NFDI4Phys will significantly contribute to the overarching NFDI goals by integrating data and analyses capabilities into work flows across databases, disciplines and countries. Our vision is a FAIR RDM methodology being as simple as accessing the internet: similar to the TCP/IP standard revolutionizing data exchange at bit level 40 years ago, the emerging FAIR digital objects (FDOs) will become the corresponding standard for enforcing FAIR information exchange. However, in order to utilize FDO as conceptual backbone for NFDI4Phys, respective research data first needs to be characterized philosophically (Floridi 2014 ) as well as in terms of physical measures of their content (Kolchinsky & Wolpert 2018 ) in order to capture semantic characteristics of information across disciplines, e.g., physics (order), biology (function), philosophy (meaning).

Task Areas & Objectives

We propose ten task areas (TA) : FAIR Laboratory, Metadata & Ontologies, Federated Repositories, Quality & Standards, Evolving Infrastructures, Data Literacy, Base RDM, Surveys, Domains, and Governance.

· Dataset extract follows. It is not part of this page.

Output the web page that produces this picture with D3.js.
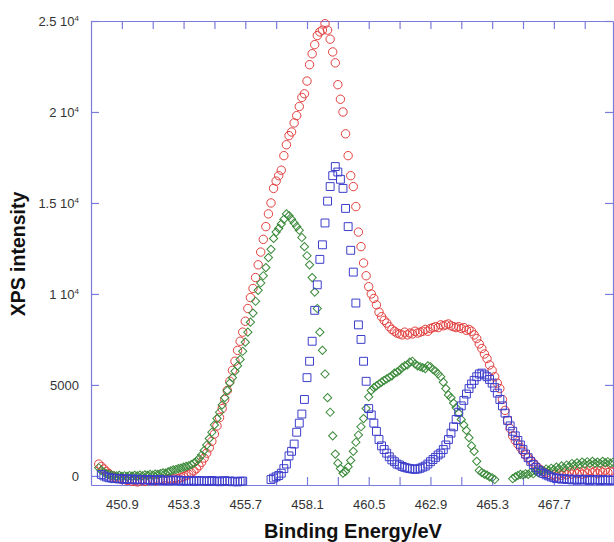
<!DOCTYPE html>
<html>
<head>
<meta charset="utf-8">
<script src="https://cdn.jsdelivr.net/npm/d3@7"></script>
<style>
body { margin: 0; background: #ffffff; }
</style>
</head>
<body>
<svg></svg>
<script>
const WIDTH = 614;
const HEIGHT = 542;

// binding energy of every sample (eV)
const energy = [
    450.0, 450.1, 450.2, 450.3, 450.4, 450.5, 450.6, 450.7, 450.8, 450.9,
    451.0, 451.1, 451.2, 451.3, 451.4, 451.5, 451.6, 451.7, 451.8, 451.9,
    452.0, 452.1, 452.2, 452.3, 452.4, 452.5, 452.6, 452.7, 452.8, 452.9,
    453.0, 453.1, 453.2, 453.3, 453.4, 453.5, 453.6, 453.7, 453.8, 453.9,
    454.0, 454.1, 454.2, 454.3, 454.4, 454.5, 454.6, 454.7, 454.8, 454.9,
    455.0, 455.1, 455.2, 455.3, 455.4, 455.5, 455.6, 455.7, 455.8, 455.9,
    456.0, 456.1, 456.2, 456.3, 456.4, 456.5, 456.6, 456.7, 456.8, 456.9,
    457.0, 457.1, 457.2, 457.3, 457.4, 457.5, 457.6, 457.7, 457.8, 457.9,
    458.0, 458.1, 458.2, 458.3, 458.4, 458.5, 458.6, 458.7, 458.8, 458.9,
    459.0, 459.1, 459.2, 459.3, 459.4, 459.5, 459.6, 459.7, 459.8, 459.9,
    460.0, 460.1, 460.2, 460.3, 460.4, 460.5, 460.6, 460.7, 460.8, 460.9,
    461.0, 461.1, 461.2, 461.3, 461.4, 461.5, 461.6, 461.7, 461.8, 461.9,
    462.0, 462.1, 462.2, 462.3, 462.4, 462.5, 462.6, 462.7, 462.8, 462.9,
    463.0, 463.1, 463.2, 463.3, 463.4, 463.5, 463.6, 463.7, 463.8, 463.9,
    464.0, 464.1, 464.2, 464.3, 464.4, 464.5, 464.6, 464.7, 464.8, 464.9,
    465.0, 465.1, 465.2, 465.3, 465.4, 465.5, 465.6, 465.7, 465.8, 465.9,
    466.0, 466.1, 466.2, 466.3, 466.4, 466.5, 466.6, 466.7, 466.8, 466.9,
    467.0, 467.1, 467.2, 467.3, 467.4, 467.5, 467.6, 467.7, 467.8, 467.9,
    468.0, 468.1, 468.2, 468.3, 468.4, 468.5, 468.6, 468.7, 468.8, 468.9,
    469.0, 469.1, 469.2, 469.3, 469.4, 469.5, 469.6, 469.7, 469.8, 469.9,
    470.0
];

// red circles - measured spectrum
const measured = [
    650, 520, 380, 240, 120, 20, -60, -120, -150, -200,
    -180, -250, -220, -300, -260, -330, -280, -240, -300, -220,
    -260, -200, -280, -230, -180, -250, -200, -150, -210, -160,
    -120, -150, -80, -40, 20, 90, 180, 280, 400, 560,
    750, 980, 1250, 1550, 1900, 2300, 2750, 3200, 3700, 4200,
    4700, 5200, 5800, 6300, 6900, 7400, 7900, 8500, 9200, 9800,
    10300, 10900, 11600, 12300, 13000, 13700, 14400, 15000, 15800, 16200,
    16500, 16800, 17600, 18200, 18700, 18900, 19400, 19800, 20300, 20800,
    21000, 21700, 22600, 23200, 23700, 24200, 24400, 24500, 24850, 24500,
    24000, 23300, 22700, 21500, 20700, 20000, 18800, 17600, 16500, 15900,
    14800, 13400, 12600, 11700, 11000, 10400, 10000, 9750, 9400, 9000,
    8750, 8550, 8400, 8200, 8050, 7950, 7850, 7800, 7750, 7900,
    7750, 7850, 7800, 7950, 7850, 7900, 7950, 8050, 7950, 8100,
    8150, 8200, 8150, 8300, 8250, 8300, 8350, 8250, 8200, 8150,
    8200, 8100, 8150, 8000, 8050, 7950, 7750, 7550, 7250, 7000,
    6700, 6450, 6100, 5800, 5450, 5100, 4800, 4200, 3600, 3050,
    2600, 2200, 1950, 1750, 1550, 1350, 1150, 1000, 850, 700,
    550, 420, 320, 230, 160, 80, 20, 60, -20, 100,
    30, 150, 60, 200, 100, 250, 120, 220, 90, 260,
    150, 300, 180, 250, 120, 280, 200, 320, 180, 260,
    200
];

// green diamonds - first component
const componentA = [
    450, 300, 200, 120, 80, 40, 20, 0, 30, -20,
    10, -30, 20, -10, 30, 0, 40, 10, 60, 30,
    80, 50, 100, 80, 130, 170, 150, 220, 280, 330,
    350, 400, 430, 480, 520, 560, 620, 700, 800, 950,
    1150, 1400, 1700, 2050, 2400, 2800, 3150, 3500, 3900, 4300,
    4700, 5100, 5400, 5750, 6050, 6400, 6850, 7350, 7900, 8450,
    8950, 9600, 10200, 10600, 11000, 11450, 12000, 12450, 13050, 13400,
    13600, 13850, 14100, 14400, 14300, 14100, 13900, 13700, 13500, 13100,
    12600, 12100, 11600, 10900, 10100, 9200, 7900, 6900, 5600, 4300,
    3500, 2200, 1200, 700, 400, 150, 250, 500, 850, 1350,
    1850, 2250, 2700, 3150, 3700, 4350, 4700, 4850, 4950, 5050,
    5150, 5250, 5330, 5420, 5500, 5650, 5700, 5800, 5950, 6050,
    6100, 6250, 6300, 6150, 6050, 6000, 5950, 5900, 6050, 6000,
    5850, 5750, 5600, 5450, 5150, 4800, 4450, 4300, 4000, 3750,
    3450, 3100, 2800, 2500, 2100, 1650, 1350, 800, 300, 180,
    100, 40, -50, -100, -200, null, null, null, null, null,
    null, -150, -50, 20, 80, 50, 120, 80, 180, 120,
    250, 180, 300, 250, 380, 300, 420, 350, 480, 400,
    550, 450, 600, 520, 680, 580, 720, 620, 760, 650,
    780, 680, 800, 700, 760, 680, 800, 720, 780, 700,
    750
];

// blue squares - second component
const componentB = [
    null, 80, 0, -60, -100, -120, -150, -130, -170, -150,
    -190, -160, -200, -170, -220, -180, -210, -190, -230, -200,
    -220, -250, -210, -240, -200, -260, -230, -270, -240, -220,
    -260, -230, -280, -250, -290, -260, -240, -300, -270, -250,
    -290, -260, -310, -280, -250, -300, -270, -320, -290, -260,
    -300, -280, -320, -290, -330, -300, -280, null, null, null,
    null, null, null, null, null, null, null, -200, -120, -50,
    20, 150, 400, 650, 1100, 1350, 1750, 2400, 2900, 3400,
    4200, 5400, 6300, 7400, 9100, 10500, 11900, 12700, 13900, 15100,
    15900, 16500, 17000, 16700, 16300, 15800, 14700, 13700, 12400, 11200,
    9500, 8300, 7500, 6300, 5200, 3700, 3350, 2900, 2450, 2000,
    1650, 1450, 1250, 1050, 880, 780, 650, 600, 520, 470,
    430, 400, 380, 360, 380, 420, 480, 540, 650, 780,
    900, 1020, 1150, 1250, 1450, 1700, 2000, 2350, 2700, 3100,
    3500, 3850, 4150, 4500, 4800, 5050, 5250, 5450, 5600, 5650,
    5550, 5450, 5300, 5100, 4850, 4550, 4200, 3850, 3450, 3050,
    2750, 2450, 2200, 1950, 1700, 1450, 1200, 1000, 800, 620,
    470, 330, 220, 130, 60, 0, -60, -100, -150, -120,
    -180, -150, -200, -170, -220, -180, -240, -200, -180, -230,
    -200, -250, -190, -230, -210, -260, -200, -240, -220, -250,
    -230
];

const xTicks = [450.9, 452.1, 453.3, 454.5, 455.7, 456.9, 458.1, 459.3,
    460.5, 461.7, 462.9, 464.1, 465.3, 466.5, 467.7, 468.9];
const xTickLabels = ["450.9", "453.3", "455.7", "458.1", "460.5", "462.9", "465.3", "467.7"];
const yTicks = [0, 5000, 10000, 15000, 20000, 25000];
const yTickLabels = ["0", "5000", "1 10^4", "1.5 10^4", "2 10^4", "2.5 10^4"];

const AXIS_COLOR = "#7b7bdc";
const TEXT_COLOR = "#333333";

function buildPoints(values) {
    return energy
        .map((e, i) => ({ e: e, v: values[i] }))
        .filter(d => d.v !== null);
}

function styleAxis(g) {
    g.select(".domain").attr("stroke", AXIS_COLOR).attr("stroke-width", 1.2);
    g.selectAll(".tick line").attr("stroke", AXIS_COLOR).attr("stroke-width", 1.2);
    g.selectAll(".tick text")
        .attr("fill", TEXT_COLOR)
        .style("font-family", "Arial, 'Liberation Sans', Helvetica")
        .style("font-size", "13px");
}

function drawChart(selection) {
    selection.attr("width", WIDTH).attr("height", HEIGHT);

    const x = d3.scaleLinear().domain([449.7, 470.0]).range([91, 613]);
    const y = d3.scaleLinear().domain([-500, 25000]).range([485, 21]);

    // frame: four axes, ticks pointing inwards
    selection.append("g")
        .attr("transform", "translate(0,485)")
        .call(d3.axisBottom(x)
            .tickValues(xTicks)
            .tickSizeInner(-8)
            .tickSizeOuter(0)
            .tickPadding(15)
            .tickFormat(d => {
                const s = d.toFixed(1);
                return xTickLabels.includes(s) ? s : "";
            }))
        .call(styleAxis);

    selection.append("g")
        .attr("transform", "translate(0,21)")
        .call(d3.axisTop(x).tickValues(xTicks).tickSizeInner(-8).tickSizeOuter(0).tickFormat(""))
        .call(styleAxis);

    selection.append("g")
        .attr("transform", "translate(613,0)")
        .call(d3.axisRight(y).tickValues(yTicks).tickSizeInner(-8).tickSizeOuter(0).tickFormat(""))
        .call(styleAxis);

    const yAxis = selection.append("g")
        .attr("transform", "translate(91,0)")
        .call(d3.axisLeft(y)
            .tickValues(yTicks)
            .tickSizeInner(-8)
            .tickSizeOuter(0)
            .tickPadding(12)
            .tickFormat((d, i) => yTickLabels[i]))
        .call(styleAxis);

    // write "1.5 10^4" as a real superscript
    yAxis.selectAll(".tick text").each(function (d, i) {
        const label = yTickLabels[i];
        if (!label.includes("^")) return;
        const parts = label.split("^");
        const t = d3.select(this).text(null);
        t.append("tspan").text(parts[0]);
        t.append("tspan")
            .attr("dy", "-0.55em")
            .style("font-size", "8px")
            .text(parts[1]);
    });

    // markers: red circles, green diamonds, blue squares
    selection.append("g")
        .selectAll("circle")
        .data(buildPoints(measured))
        .enter().append("circle")
        .attr("cx", d => x(d.e))
        .attr("cy", d => y(d.v))
        .attr("r", 4.2)
        .style("fill", "none")
        .style("stroke", "#e2403f")
        .style("stroke-width", "1px");

    const diamond = d3.symbol().type(d3.symbolSquare).size(34);
    selection.append("g")
        .selectAll("path")
        .data(buildPoints(componentA))
        .enter().append("path")
        .attr("d", diamond)
        .attr("transform", d => `translate(${x(d.e)},${y(d.v)})rotate(45)`)
        .style("fill", "none")
        .style("stroke", "#3a8a3a")
        .style("stroke-width", "1px");

    const square = d3.symbol().type(d3.symbolSquare).size(62);
    selection.append("g")
        .selectAll("path")
        .data(buildPoints(componentB))
        .enter().append("path")
        .attr("d", square)
        .attr("transform", d => `translate(${x(d.e)},${y(d.v)})`)
        .style("fill", "none")
        .style("stroke", "#3d3dcc")
        .style("stroke-width", "1px");

    // axis titles
    selection.append("text")
        .attr("transform", "translate(25,254)rotate(-90)")
        .attr("text-anchor", "middle")
        .style("font-family", "Arial, 'Liberation Sans', Helvetica")
        .style("font-size", "19.5px")
        .style("font-weight", "bold")
        .attr("fill", "#111111")
        .text("XPS intensity");

    selection.append("text")
        .attr("x", 353)
        .attr("y", 538)
        .attr("text-anchor", "middle")
        .style("font-family", "Arial, 'Liberation Sans', Helvetica")
        .style("font-size", "20px")
        .style("font-weight", "bold")
        .attr("fill", "#111111")
        .text("Binding Energy/eV");
}

function onReady() {
    drawChart(d3.select("svg"));
}

document.addEventListener("DOMContentLoaded", onReady);
</script>
</body>
</html>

To reach the described goals, NFDI4Phys will address following key objectives:

  • Enable research groups to make their data manageable in form of FDOs throughout the entire data life-cycle.
  • Foster standardization processes for data models and ontologies to strengthen interoperability of metadata, schemata and ontologies.
  • Improve reusability of data through quality criteria and standards, promoting open data formats and research software as well as domain data protocols.
  • Design federated repositories to allow seamless exchange of FDOs and data models.
  • Develop and distribute a best practices RDM template that enables current and prospective users to set up and maintain FAIR data management.

Impact & leverage

The NFDI4Phys community represents nine domains of Physics (Atoms and Molecules, Optics & Photonics, Cold Plasma, Biological Physics, Dynamics, Statistical Physics & Soft Matter, Socio-Economic Physics, Quantum Information & Artificial Intelligence, Biomedical Physics, and Transdisciplinary Physics) which, together with those of three other NFDI physics consortia, cover all of disciplinary physics. In addition, Transdisciplinary Physics further include physicists not rooted in the German Physical Society. According to the hierarchy in Nature (Anderson 1972 ), research data within as well as across all nine domains can be conceptually encapsulated and linked to form a modular hierarchy as mirrored by the underlying mathematical structure of FDOs. To foster this idea, we strive for a dual infrastructure involving RDM and transdisciplinary discussion groups, for example, on the structure of information. The NFDI is a fantastic opportunity for physics to develop further by entering the semantic space. To summarize, the envisioned approach of NFDI4Phys addresses the recent needs of a large and heterogeneous community enabling self-sustained, dynamically evolving, and FAIR RDM.